As we all shelter in place, millions of parents are shutting the doors and embracing this strange new world of working from home while simultaneously becoming the principal, teacher, and recess monitor at their own instant-homeschools. This disruption has turned the normal rhythm of life on its head. So what comes next? Putting some structure back into life can help parents and kids alike to avoid the social media vortex that beckons when boredom strikes. Here are our suggestions for creating just the right amount of structure during these cooped up times.
1. Involve your kids in creating a schedule.
Nobody likes being told what to do, so the more you can get your kids involved with the process of scheduling, the better. Talk with your kids about how a schedule will work for them and for you and your partner. If there are certain times of the day when you need to focus on work meetings, those could be when your kids have their reading time or work on one of the many home learning apps that are now available from organizations like Outschool and Khan Academy. As parents you have the final say — but by making it a conversation rather than an edict you can ensure that everyone has their voice heard, and the kids are more likely to buy into the program and stick to it.
2. Get creative to meet more than one need at a time.
If you have a partner, scheduling blocks of time where one parent is with the kids while the other is working will allow each of you to have some reliably uninterrupted time. Maybe your younger kids need to get their wiggles out a couple of times a day and you can plan group dance parties that double as a workout for you. Use the time one of you is preparing dinner as an informal cooking class for your child. If your older kids are yearning to sleep in late, starting “school” later can give you some quiet time in the morning to work, meditate, or exercise — a bonus for them and you.
3. Structure is about more than academics.
Finding ways to keep up with academics for kids is key, but there’s more to getting through this reimagining of daily life than reading, writing, and math. Remember, school isn’t just class time but also most kids’ main source of social connection and their outlet for energy and creativity.
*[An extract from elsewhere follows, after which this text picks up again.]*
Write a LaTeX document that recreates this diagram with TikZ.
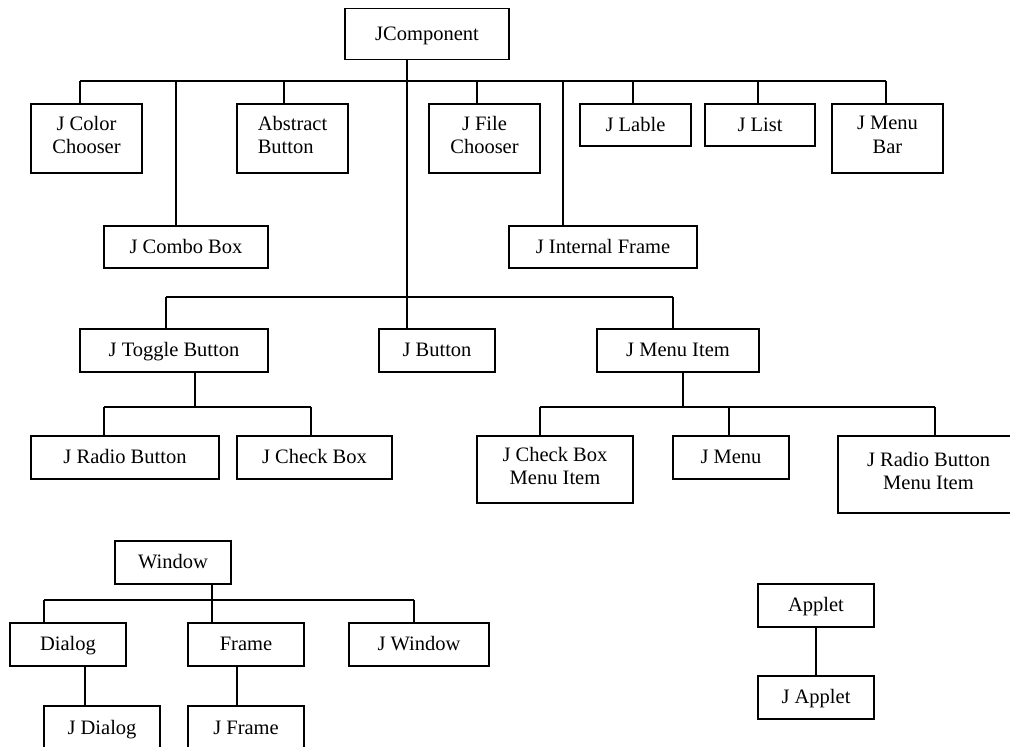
\documentclass[tikz,border=0pt]{standalone}
\usepackage{fontspec}
\setmainfont{Liberation Serif}
\begin{document}
\begin{tikzpicture}[x=1pt,y=-1pt,
  box/.style={draw, line width=1.2pt, inner sep=0pt, align=center,
    font=\fontsize{20.5}{23.5}\selectfont,
    execute at begin node={\rule{0pt}{19pt}}, execute at end node={\rule[-7pt]{0pt}{7pt}}},
  conn/.style={draw, line width=1.2pt}]
\useasboundingbox (0,0) rectangle (1010,747);
% ---- JComponent tree ----
\node[box, minimum width=164, minimum height=51] (jc) at (427,34) {JComponent};
\node[box, minimum width=111, minimum height=69] (jcc) at (86.5,138.5) {J Color\\Chooser};
\node[box, minimum width=164, minimum height=42] (jcb) at (186,247) {J Combo Box};
\node[box, minimum width=111, minimum height=69, align=left] (ab) at (292.5,138.5) {Abstract\\Button};
\node[box, minimum width=111, minimum height=69] (jfc) at (484.5,138.5) {J File\\Chooser};
\node[box, minimum width=188, minimum height=42] (jif) at (603,247) {J Internal Frame};
\node[box, minimum width=111, minimum height=42] (jl) at (635.5,125) {J Lable};
\node[box, minimum width=110, minimum height=42] (jli) at (760,125) {J List};
\node[box, minimum width=111, minimum height=69] (jmb) at (887.5,138.5) {J Menu\\Bar};
\node[box, minimum width=188, minimum height=43] (jtb) at (174,350.5) {J Toggle Button};
\node[box, minimum width=116, minimum height=43] (jb) at (437,350.5) {J Button};
\node[box, minimum width=162, minimum height=43] (jmi) at (678,350.5) {J Menu Item};
\node[box, minimum width=188, minimum height=43] (jrb) at (125,457.5) {J Radio Button};
\node[box, minimum width=155, minimum height=43] (jchk) at (314.5,457.5) {J Check Box};
\node[box, minimum width=156, minimum height=67] (jcbmi) at (555,469.5) {J Check Box\\Menu Item};
\node[box, minimum width=116, minimum height=43] (jm) at (731,457.5) {J Menu};
\node[box, minimum width=181, minimum height=77] (jrbmi) at (928.5,474.5) {J Radio Button\\Menu Item};
% ---- Window tree ----
\node[box, minimum width=116, minimum height=43] (win) at (173,562.5) {Window};
\node[box, minimum width=116, minimum height=43] (dlg) at (68,644.5) {Dialog};
\node[box, minimum width=116, minimum height=43] (frm) at (246,644.5) {Frame};
\node[box, minimum width=140, minimum height=43] (jw) at (419,644.5) {J Window};
\node[box, minimum width=116, minimum height=45] (jd) at (102,728.5) {J Dialog};
\node[box, minimum width=116, minimum height=45] (jf) at (246,728.5) {J Frame};
% ---- Applet ----
\node[box, minimum width=116, minimum height=43] (app) at (816,605.5) {Applet};
\node[box, minimum width=116, minimum height=43] (japp) at (816,697.5) {J Applet};
% ---- junction coordinates ----
\coordinate (a80) at (80,81);
\coordinate (a176) at (176,81);
\coordinate (a284) at (284,81);
\coordinate (a407) at (407,81);
\coordinate (a477) at (477,81);
\coordinate (a563) at (563,81);
\coordinate (a633) at (633,81);
\coordinate (a758) at (758,81);
\coordinate (a886) at (886,81);
\coordinate (b166) at (166,297);
\coordinate (b673) at (673,297);
\coordinate (c195) at (195,407);
\coordinate (c104) at (104,407);
\coordinate (c311) at (311,407);
\coordinate (d683) at (683,407);
\coordinate (d540) at (540,407);
\coordinate (d729) at (729,407);
\coordinate (d935) at (935,407);
\coordinate (e212) at (212,600);
\coordinate (e44) at (44,600);
\coordinate (e414) at (414,600);
\coordinate (f85) at (85,0);
\coordinate (f237) at (237,0);
\coordinate (g816) at (816,0);
% ---- connectors ----
\draw[conn] (a80) -- (a886);
\draw[conn] (jc.south -| a407) -- (jb.north -| a407);
\draw[conn] (a80) -- (jcc.north -| a80);
\draw[conn] (a176) -- (jcb.north -| a176);
\draw[conn] (a284) -- (ab.north -| a284);
\draw[conn] (a477) -- (jfc.north -| a477);
\draw[conn] (a563) -- (jif.north -| a563);
\draw[conn] (a633) -- (jl.north -| a633);
\draw[conn] (a758) -- (jli.north -| a758);
\draw[conn] (a886) -- (jmb.north -| a886);
\draw[conn] (b166) -- (b673);
\draw[conn] (b166) -- (jtb.north -| b166);
\draw[conn] (b673) -- (jmi.north -| b673);
\draw[conn] (jtb.south -| c195) -- (c195);
\draw[conn] (c104) -- (c311);
\draw[conn] (c104) -- (jrb.north -| c104);
\draw[conn] (c311) -- (jchk.north -| c311);
\draw[conn] (jmi.south -| d683) -- (d683);
\draw[conn] (d540) -- (d935);
\draw[conn] (d540) -- (jcbmi.north -| d540);
\draw[conn] (d729) -- (jm.north -| d729);
\draw[conn] (d935) -- (jrbmi.north -| d935);
\draw[conn] (win.south -| e212) -- (frm.north -| e212);
\draw[conn] (e44) -- (e414);
\draw[conn] (e44) -- (dlg.north -| e44);
\draw[conn] (e414) -- (jw.north -| e414);
\draw[conn] (dlg.south -| f85) -- (jd.north -| f85);
\draw[conn] (frm.south -| f237) -- (jf.north -| f237);
\draw[conn] (app.south -| g816) -- (japp.north -| g816);
\end{tikzpicture}
\end{document}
Spending all day doing online school can be exhausting for kids and leave them cranky and drained. So while your first instinct might be to try to recreate the classroom, remember to include other social and emotional experiences kids crave. Many schools use block schedules, and you can do the same. Consider a block for exercise or outdoor time, one for connecting with friends online, another for hanging out with the family pet, and other blocks for creative time, chores, and family hangout time.
4. Make it visible.
Any scheduling strategy is only really helpful if it’s being seen and used. Show each child how to create a Google calendar, which can be shared among family members. You can print out the daily calendar and the kids can put it up in their work area so they can see it during the day, which should reduce the plaintive cries of “I’m bored!” For younger children who won’t be using online calendars, a big whiteboard can be just as good. A joint family calendar can show times for shared activities like chores, family dinner, and after dinner relaxing, either independently or together playing board games, FaceTiming with grandparents, or whatever family activities lighten the mood.
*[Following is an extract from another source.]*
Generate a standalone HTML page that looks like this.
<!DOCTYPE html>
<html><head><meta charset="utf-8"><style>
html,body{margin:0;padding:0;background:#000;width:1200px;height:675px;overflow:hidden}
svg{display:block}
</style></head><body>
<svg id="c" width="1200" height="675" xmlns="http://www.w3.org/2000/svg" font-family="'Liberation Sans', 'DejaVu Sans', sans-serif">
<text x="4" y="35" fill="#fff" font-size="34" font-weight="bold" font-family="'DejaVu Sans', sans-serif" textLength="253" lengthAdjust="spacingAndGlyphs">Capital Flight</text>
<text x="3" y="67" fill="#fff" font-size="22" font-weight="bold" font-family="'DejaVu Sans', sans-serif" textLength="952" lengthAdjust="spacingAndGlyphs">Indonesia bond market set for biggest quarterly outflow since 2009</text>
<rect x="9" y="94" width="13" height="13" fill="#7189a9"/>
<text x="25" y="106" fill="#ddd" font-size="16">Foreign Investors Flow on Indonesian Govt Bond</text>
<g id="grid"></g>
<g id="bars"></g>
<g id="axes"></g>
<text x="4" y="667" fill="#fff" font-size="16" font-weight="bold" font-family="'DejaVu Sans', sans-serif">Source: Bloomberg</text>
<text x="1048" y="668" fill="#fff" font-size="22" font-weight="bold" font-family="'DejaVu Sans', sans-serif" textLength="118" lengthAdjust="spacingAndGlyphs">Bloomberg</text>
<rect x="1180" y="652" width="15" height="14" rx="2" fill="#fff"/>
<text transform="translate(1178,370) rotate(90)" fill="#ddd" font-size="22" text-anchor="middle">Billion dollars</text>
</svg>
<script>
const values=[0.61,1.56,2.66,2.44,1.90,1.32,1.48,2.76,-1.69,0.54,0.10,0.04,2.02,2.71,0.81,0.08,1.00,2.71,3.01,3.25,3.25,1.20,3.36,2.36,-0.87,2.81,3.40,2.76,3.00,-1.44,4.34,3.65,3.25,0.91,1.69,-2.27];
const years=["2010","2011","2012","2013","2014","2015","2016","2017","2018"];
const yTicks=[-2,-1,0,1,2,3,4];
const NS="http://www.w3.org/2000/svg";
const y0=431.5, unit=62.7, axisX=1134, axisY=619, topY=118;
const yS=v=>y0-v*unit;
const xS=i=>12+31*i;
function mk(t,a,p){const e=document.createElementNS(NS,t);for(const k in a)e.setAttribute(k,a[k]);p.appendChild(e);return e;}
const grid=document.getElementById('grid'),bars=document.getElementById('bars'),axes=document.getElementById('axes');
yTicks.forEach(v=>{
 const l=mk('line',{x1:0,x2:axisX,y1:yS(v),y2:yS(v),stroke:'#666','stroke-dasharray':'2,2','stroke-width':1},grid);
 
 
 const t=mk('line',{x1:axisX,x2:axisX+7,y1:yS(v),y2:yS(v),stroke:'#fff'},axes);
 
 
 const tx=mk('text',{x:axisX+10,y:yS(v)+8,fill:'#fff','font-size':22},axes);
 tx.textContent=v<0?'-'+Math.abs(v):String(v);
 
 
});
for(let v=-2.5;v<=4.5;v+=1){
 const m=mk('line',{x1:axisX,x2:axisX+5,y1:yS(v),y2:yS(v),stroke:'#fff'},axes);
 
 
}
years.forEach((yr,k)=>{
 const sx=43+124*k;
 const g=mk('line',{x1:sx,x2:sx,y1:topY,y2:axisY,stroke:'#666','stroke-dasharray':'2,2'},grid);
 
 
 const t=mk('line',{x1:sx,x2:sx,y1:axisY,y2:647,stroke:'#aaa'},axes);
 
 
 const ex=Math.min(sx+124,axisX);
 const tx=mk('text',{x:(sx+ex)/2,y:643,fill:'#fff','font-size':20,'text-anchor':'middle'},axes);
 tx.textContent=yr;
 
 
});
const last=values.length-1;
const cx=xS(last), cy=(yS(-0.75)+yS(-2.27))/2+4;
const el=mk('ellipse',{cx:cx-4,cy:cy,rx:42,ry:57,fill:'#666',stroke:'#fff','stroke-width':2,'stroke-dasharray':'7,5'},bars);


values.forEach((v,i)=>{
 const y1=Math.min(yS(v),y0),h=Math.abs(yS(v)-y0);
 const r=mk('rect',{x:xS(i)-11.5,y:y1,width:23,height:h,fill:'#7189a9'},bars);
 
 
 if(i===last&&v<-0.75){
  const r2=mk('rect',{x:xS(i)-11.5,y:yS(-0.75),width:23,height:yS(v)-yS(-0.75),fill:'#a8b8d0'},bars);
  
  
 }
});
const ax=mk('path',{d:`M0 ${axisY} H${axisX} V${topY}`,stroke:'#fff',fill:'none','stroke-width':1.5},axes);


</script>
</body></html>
5. Set the next day’s plan.
When the world feels uncertain it’s reassuring for your kids to at least know what’s going to happen tomorrow as they turn in for the night. So check in at dinner or before bed about the plan for the next day. Are any last-minute adjustments needed? Is everyone on the same page? If the plan was for outside time in the afternoon and the forecast calls for rain, are they going to do some socially distant puddle jumping, or stay indoors and take a spin on your stationary bike? If there’s a block planned for “reading time,” have they chosen what they will read? It’s so much easier for your child to get a restful sleep if they are not worrying about what the next day brings. And a well-rested child makes everyone happier.
6. Adjust as you go.
All this structure is great, but it’s also not set in stone. Don’t wait for kids (and partners) to start getting frustrated or disengaged. Make some time each week to ensure that everything is going smoothly. At the end of the week, reflect together on what’s working and what’s not. You don’t have to be a super stickler. It’s alright if not everything goes as planned. And most importantly, cut yourself and your kids some slack. Years from now your children probably won’t remember the state capitals they learned or the difference between igneous and sedimentary rocks, but they will certainly remember if they felt loved, heard, and safe. In this time of evolving needs and shifting resources, “radical forgiveness” is often the best structure we can have.